I was only coming on here to tell susie that my newest Yoga pose I have mastered the last 2 nights is a Lemon drop....it really makes me feel warm and fuzzy...just one and a few deep breaths has been doing the trick!!!
Rose

susie said...

Renee - Having a "real" job is highly overrated! The child question is a big one, and you can drive yourself nuts trying to justify it. I have been alternately thankful for the children to give my otherwise slacker life "legitimacy," while also resenting the little buggers for keeping me from realizing important goals and dreams. Really, though, my children do neither of those things. As Mr. Iyengar said, I am learning my limitations.

Anonymous, your Uncle Bill sounds awesome. I suspect he spends a lot less time arguing with himself about what he "should" be doing than many of us do. He's made a choice. Yoga philosophy says we must know ourselves. I have felt afraid of what I would find if I really knew myself. I have been afraid that my true nature is to live like Uncle Bill, or something close to it. So we all work with these opposite ideas.

Also, I think it's fine to want someone to tell you you're doing a good job. It's normal. Everyone needs it.

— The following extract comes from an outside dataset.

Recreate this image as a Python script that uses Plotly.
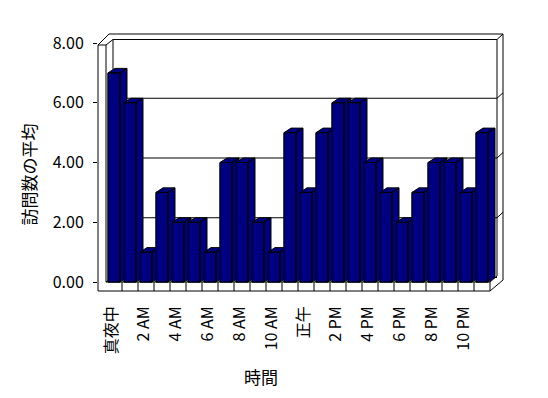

Rose, that Lemon Drop "yoga pose" wouldn't happen to include citron vodka in a sugar-rimmed shot glass, would it?

Anonymous said...

Well All I had was grey goose, but the citron would really be better.

Rose

susie said...

Another thought about lack of ambition: Not all of us want to be in the rat race, striving and competing and trying dominate in some way.

Some of us truly don't care and find ourselves feeling mildly suicidal in such environments.

Anonymous said...

One other note on Uncle Bill, he says if he cant fit in to a suitcase he doesnt need it. I so wish I could fit everything I own in a suitcase... then again, I wouldn't be able to have my boat, my car, my motorcycle, and everything else he borrows and we enjoy together when he is around.